The years which we have covered in this brief overview were a turning point for Kleist's moral structure. He had once been ruled by fibs and fictions; his delusions had triumphed over facts. But now this would all change. In 1806 Prussia lost the battle of Jena-Auerstedt. Every facet of life fell into disarray; devastation set in. Kleist stopped receiving the financial support earmarked for him by Louise of Mecklenburg-Strelitz. Before him hovered the spectre of indigence.
The assumption that politics would always trump life seemed merely like the unspoken exaggeration of publicists; yet in the years of a century's upheavals it is true. When, in 1808, Spain rose up against the French dominion, this affected countless other corners of the world.
Kleist was then in Dresden. He nurtured personal enmity towards Napoleon of the kind he had only experienced towards Goethe. The events in Spain animated and inspired him. With his usual prolificness Kleist wrote, in a little more than a year, three five-act dramas: Penthesilea, based on themes from Greek mythology; The Trial by Fire, a dramatic fairy tale about German knights in the Middle Ages; and The Battle of Teutoburg Forest, a patriotic drama glorifying medieval German warfare. But what was Kleist supposed to feel when in the spring of 1809 one of the German states, Austria, following Spain's example, emerged from its thrall to its conqueror? Kleist rejoiced and, abandoning his affairs and job, sought to enlist in active duty in the Austrian army. In a camp near Aspern some acquaintances of his, as well as unpleasantries experienced twice before, awaited him. He seemed suspicious. With some difficulty he wriggled his way out of this confrontation and left to Prague. It was here that he learned of the catastrophe at the Battle of Wagram – a blow from which he would never recover.
In order for the last chapter of his life to stand out more prominently, no further information on Kleist will be provided at this time. Some are convinced that during these months he was preparing an assassination attempt on Napoleon; rumors spread about his demise; and this is precisely when he arrived in Berlin.

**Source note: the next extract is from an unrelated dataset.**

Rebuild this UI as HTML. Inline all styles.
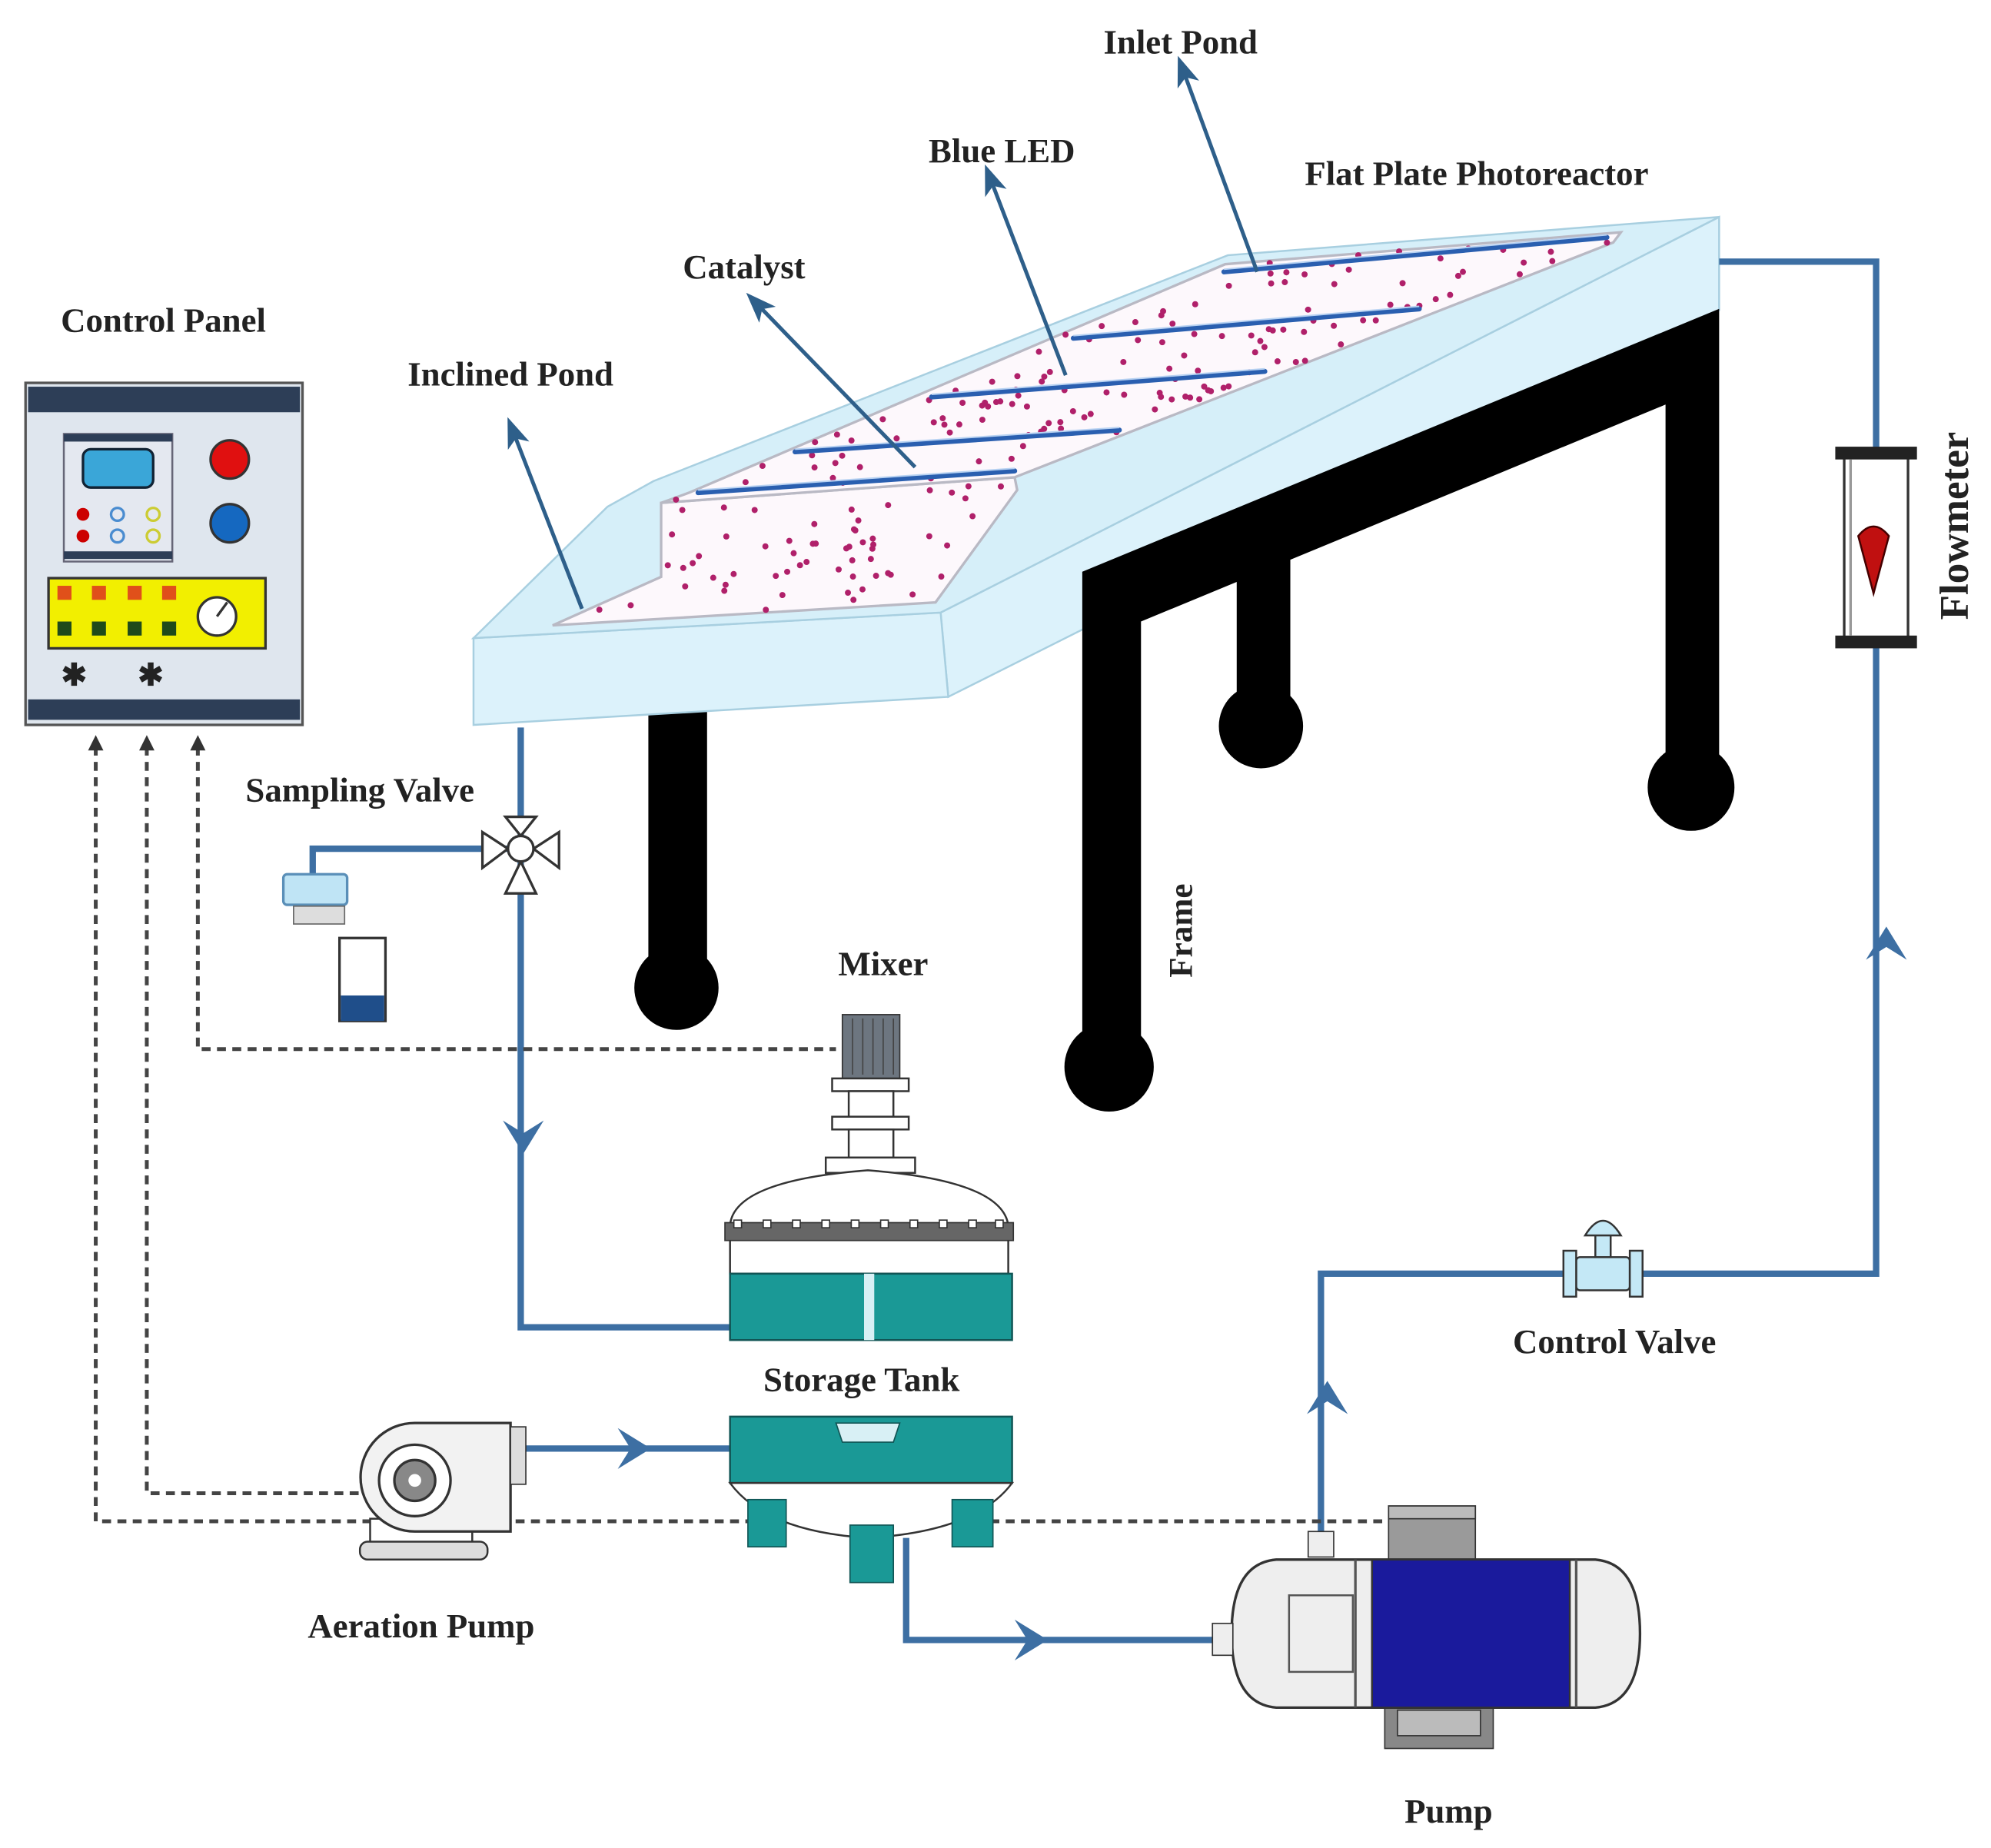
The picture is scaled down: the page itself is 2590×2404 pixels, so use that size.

He came in coldest winter. He was no longer the odd crank of before, who even in good times saw everything in the blackest of hues, but a level-headed warrior against the true iniquities of fate. In cold and desolation, regardless of what means it required, he would develop a reality that now seems incredible. He wrote The Prince of Homburg, his very best work, an historical drama realistic in its performance, concise, witty, flowing and well-paced, a mix of the fire of lyric poetry and a clear sequence of events. He took the reins of an evening paper for which he would compose an endless amount of small articles and stories over a period of several months. Only a negligible part of these writings has been identified amidst the pile of anonymous material in which it appeared. He finished a novel in two books that vanished without a trace in a Berlin print shop, and prepared for publication the second volume of his peerless stories.
All this time his destiny did not abate. Louise of Mecklenburg-Strelitz, his protectoress, died. The ministry that had been so lenient to him and his newspaper was replaced. The new cabinet began imposing limitations on the paper, devaluing the business enterprise itself, which finally collapsed. Kleist ended up in debt. The Prince of Homburg did not get published. The stories already in print no longer interested anyone. Then in February of that terrible winter of 1811 for which no end seemed in sight, Kleist remembered his first distraction, his first conscious steps towards a calling, his childish game of playing soldier, penned a farewell to his illustrious name, and reenlisted in the army. His request would soon be met, but it proved impossible to get him into uniform. He beseeched the king anew to loan him money for equipment and awaited a reply. Summer passed by and no answer had been received. Autumn came with strong evidence of the return of that winter without end.
Kleist had a female acquaintance, the terminally ill musician Henriette Vogel. One time when they were playing together as lovers might, she said that if she could find a partner she would like to part with this life. "Why then did we even start all this?" said Kleist, and offered himself up as a companion on this treacherous road.
On November 20, 1811 they went out to the Wannsee near Berlin, a site for long strolls outside the city. They took two hotel rooms by the lake and spent the evening and a part of the next day there. All the morning through they strolled; after lunch they asked that a table be taken out to the dam on the same side of the creek. From there two shots were heard at dusk. One Kleist discharged into his girlfriend, the other he used to end his own life.
Had our interest in Kleist arisen recently it would have been an inexplicable anachronism. Kleist began to be studied before the war. In 1914 together with Sologub and Wolkenstein, I translated The Broken Jug. The remaining translations of The Prince of Homburg, The Family Schroffenstein, and Robert Guiscard were completed between 1918 and 1919.
Getting to know Kleist's work was abetted by the publications in Vsemirnaya Literatura and Academia. The first is prefaced by a marvelous article by Sorgenfrei; the second supplemented by interesting commentary by Berkovsky. The translations of Kleist's stories by Rachinsky and Petnikov remain above any possible praise.